How Flat Is the World, Really?

Joshua Clover writes in opposition to Thomas Friedman’s thesis that the world is flat in the Village Voice.

“If Friedman’s no global economist, one might expect him to check in with one who works his beat: Fernand Braudel, say, or Giovanni Arrighi, highly regarded “world systems” scholars who study interlocking histories of capital accumulation. They agree, commonsensically, that with each cycle—Renaissance Italy to the Dutch East India Trading Company, Britannia to the United States’ “Long Twentieth Century”—the relative power of a given era’s leading military-industrial regime, compared to the rest of the world, has increased steadily. That is, they believe the exact opposite of The World Is Flat. Alas, Arrighi and Braudel appear in the book’s index a combined total of zero times, 49 fewer than Microsoft.

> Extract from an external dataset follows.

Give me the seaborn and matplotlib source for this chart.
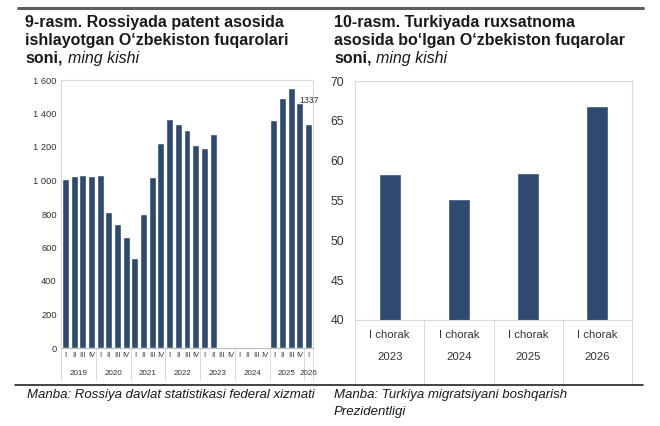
import numpy as np
import pandas as pd
import matplotlib.pyplot as plt
import matplotlib.transforms as mtransforms
import seaborn as sns

sns.set_style("white")
plt.rcParams['font.family'] = ['Liberation Sans', 'DejaVu Sans']

# ---- data: chart 9 (Russia, patents, thousand people)
years_ru = ['2019', '2020', '2021', '2022', '2023', '2024', '2025', '2026']
quarters = ['I', 'II', 'III', 'IV']
q_per_year = [4, 4, 4, 4, 4, 4, 4, 1]
ru_values = [1010, 1028, 1035, 1028,
             1035, 810, 740, 660,
             540, 800, 1020, 1225,
             1365, 1335, 1300, 1210,
             1195, 1280, np.nan, np.nan,
             np.nan, np.nan, np.nan, np.nan,
             1360, 1495, 1550, 1465,
             1337]
last_label = "1337"

# ---- data: chart 10 (Turkey, permits, thousand people)
tr_quarter = 'I chorak'
tr_years = ['2023', '2024', '2025', '2026']
tr_values = [58.3, 55.2, 58.4, 66.8]

bar_color = '#2F4A70'
frame_color = '#D9D9D9'

ru_labels = []
ru_q = []
for y, n in zip(years_ru, q_per_year):
    for q in quarters[:n]:
        ru_labels.append(y + ' ' + q)
        ru_q.append(q)
ru = pd.DataFrame({'period': ru_labels, 'value': ru_values})
tr = pd.DataFrame({'year': tr_years, 'value': tr_values})

fig = plt.figure(figsize=(6.6, 4.26), dpi=100)
W, H = 660, 426

def px_axes(x0, y0, x1, y1):
    return fig.add_axes([x0 / W, 1 - y1 / H, (x1 - x0) / W, (y1 - y0) / H])

# ---------------- left chart
ax1 = px_axes(61, 80, 313, 348)
sns.barplot(data=ru.dropna(), x='period', y='value', order=ru_labels,
            color=bar_color, saturation=1, width=0.8, errorbar=None, ax=ax1)
ax1.set_xlim(-0.5, len(ru_labels) - 0.5)
ax1.set_ylim(0, 1600)
ax1.set_yticks(range(0, 1601, 200))
ax1.set_yticklabels([f"{v:,}".replace(',', ' ') for v in range(0, 1601, 200)],
                    fontsize=6.7, color='#333333')
ax1.set_xticks(range(len(ru_labels)))
ax1.set_xticklabels(ru_q, fontsize=5.5, color='#333333')
ax1.tick_params(axis='both', length=0, pad=3)
ax1.set_xlabel('')
ax1.set_ylabel('')
for s in ax1.spines.values():
    s.set_color(frame_color)
    s.set_linewidth(0.8)
ax1.spines['bottom'].set_color('#BBBBBB')

trans1 = mtransforms.blended_transform_factory(ax1.transData, ax1.transAxes)
pos = 0
for y, n in zip(years_ru, q_per_year):
    ax1.text(pos + (n - 1) / 2, -0.095, y, transform=trans1, ha='center',
             va='center', fontsize=5.8, color='#333333')
    ax1.plot([pos - 0.5, pos - 0.5], [0, -0.12], transform=trans1,
             color=frame_color, lw=0.7, clip_on=False)
    pos += n
ax1.plot([pos - 0.5, pos - 0.5], [0, -0.12], transform=trans1,
         color=frame_color, lw=0.7, clip_on=False)
ax1.text(len(ru_labels) - 2.1, 1480, last_label, fontsize=6.3, color='#333333',
         ha='left', va='center')

# ---------------- right chart
ax2 = px_axes(355, 81, 632, 320)
sns.barplot(data=tr, x='year', y='value', order=tr_years, color=bar_color,
            saturation=1, width=0.32, errorbar=None, ax=ax2)
ax2.set_xlim(-0.5, len(tr_years) - 0.5)
ax2.set_ylim(40, 70)
ax2.set_yticks(range(40, 71, 5))
ax2.set_yticklabels([str(v) for v in range(40, 71, 5)], fontsize=8.8, color='#333333')
ax2.set_xticks(range(len(tr_years)))
ax2.set_xticklabels([tr_quarter] * len(tr_years), fontsize=8.2, color='#333333')
ax2.tick_params(axis='both', length=0, pad=8)
ax2.tick_params(axis='x', pad=7)
ax2.set_xlabel('')
ax2.set_ylabel('')
for s in ax2.spines.values():
    s.set_color(frame_color)
    s.set_linewidth(0.8)

trans2 = mtransforms.blended_transform_factory(ax2.transData, ax2.transAxes)
for i, y in enumerate(tr_years):
    ax2.text(i, -0.155, y, transform=trans2, ha='center', va='center',
             fontsize=8.2, color='#333333')
for i in range(len(tr_years) + 1):
    ax2.plot([i - 0.5, i - 0.5], [0, -0.27], transform=trans2,
             color=frame_color, lw=0.7, clip_on=False)

# ---------------- titles, rules, sources
fig.add_artist(plt.Line2D([18 / W, 643 / W], [1 - 7.5 / H, 1 - 7.5 / H],
                          color='#5A5F66', lw=2.2))
fig.add_artist(plt.Line2D([15 / W, 643 / W], [1 - 385 / H, 1 - 385 / H],
                          color='#222222', lw=1.2))

title_kw = dict(fontsize=11.5, fontweight='bold', color='#1a1a1a', va='center')
fig.text(25 / W, 1 - 22 / H, "9-rasm. Rossiyada patent asosida", **title_kw)
fig.text(25 / W, 1 - 40 / H, "ishlayotgan O\u2018zbekiston fuqarolari", **title_kw)
fig.text(25 / W, 1 - 58 / H, "soni,", **title_kw)
fig.text(68 / W, 1 - 58 / H, "ming kishi", fontsize=11.5, style='italic',
         color='#1a1a1a', va='center')
fig.text(334 / W, 1 - 22 / H, "10-rasm. Turkiyada ruxsatnoma", **title_kw)
fig.text(334 / W, 1 - 40 / H, "asosida bo\u2018lgan O\u2018zbekiston fuqarolar", **title_kw)
fig.text(334 / W, 1 - 58 / H, "soni,", **title_kw)
fig.text(376 / W, 1 - 58 / H, "ming kishi", fontsize=11.5, style='italic',
         color='#1a1a1a', va='center')

src_kw = dict(fontsize=9.5, style='italic', color='#1a1a1a', va='center')
fig.text(27 / W, 1 - 395 / H, "Manba: Rossiya davlat statistikasi federal xizmati", **src_kw)
fig.text(334 / W, 1 - 395 / H, "Manba: Turkiya migratsiyani boshqarish", **src_kw)
fig.text(334 / W, 1 - 412 / H, "Prezidentligi", **src_kw)

fig.savefig('out.png', dpi=100)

But if Friedman’s in search of common sense he needn’t look far afield; this spring, The New York Times featured a series called “Class Matters.” In the May 15 flagship essay, his colleagues Janny Scott and David Leonhardt noted that class mobility in the United States is now less likely than it has yet been in our lifetimes. This simple, empirical fact—the playing field is tilted, and rolling uphill is harder than ever—cannot coexist with the book’s thesis.”